FIFA can confirm the worldwide extension of sanctions imposed by the Football Federation of Australia (FFA) on two British players (from England) relating to match manipulation.
The two players, Reiss Michael Noel and Joe Nigel Woolley, had already been sanctioned with an initial ban by the FFA on 23 September 2013 following the opening of criminal investigations by Victoria Police, and those sanctions were extended by FIFA to have worldwide effect on 30 October 2013 in accordance with article 78 paragraph 1(c) and article 136ff of the FIFA Disciplinary Code (FDC).
Both players have since been convicted of criminal offences (engaging in conduct and facilitating conduct that corrupts or would corrupt a betting outcome of an event or event contingency) on 6 December 2013. Following these convictions, the FFA conducted disciplinary proceedings and subsequently decided to sanction each player with a lifetime ban from taking part in any football-related activity.

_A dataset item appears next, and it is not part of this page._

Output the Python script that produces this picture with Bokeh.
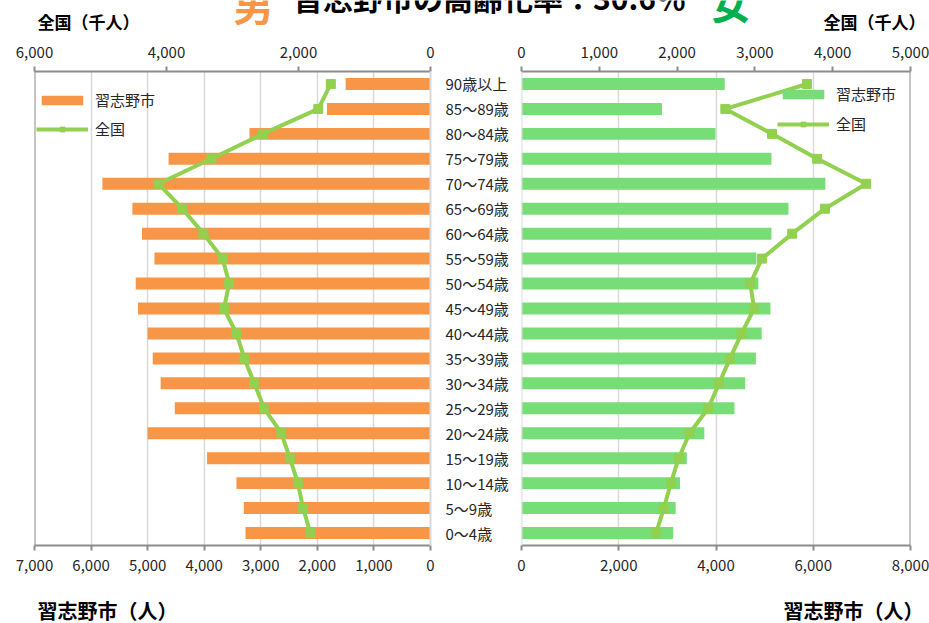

The chairman of the FIFA Disciplinary Committee has decided to extend the sanctions to have worldwide effect in accordance with article 78 paragraph 1(c) and article 136ff of the FDC.
The decisions by the chairman were duly notified to the respective member associations and confederations on 14 March 2014.
In relation to the same criminal investigations conducted by Victoria Police, two other players from England and one Australian official remain under bans imposed by the FFA, which were extended by the chairman of the FIFA Disciplinary Committee on 30 October 2013.
FIFA continues to work closely with its member associations and the confederations to tackle match manipulation. As part of a ten-year programme of collaboration with INTERPOL, regional workshops involving key stakeholders are being held all over the world while recently launched e-learning programmes are also helping to educate players, coaches and referees on the dangers of match manipulation to help them to avoid becoming victims of this threat to football integrity.
Other initiatives include the signing of an integrity declaration by officials, the monitoring of the betting market via FIFA’s subsidiary Early Warning System (EWS) and the setting up of an e-learning ethics tool, an integrity hotline and e-mail address and a confidential reporting system.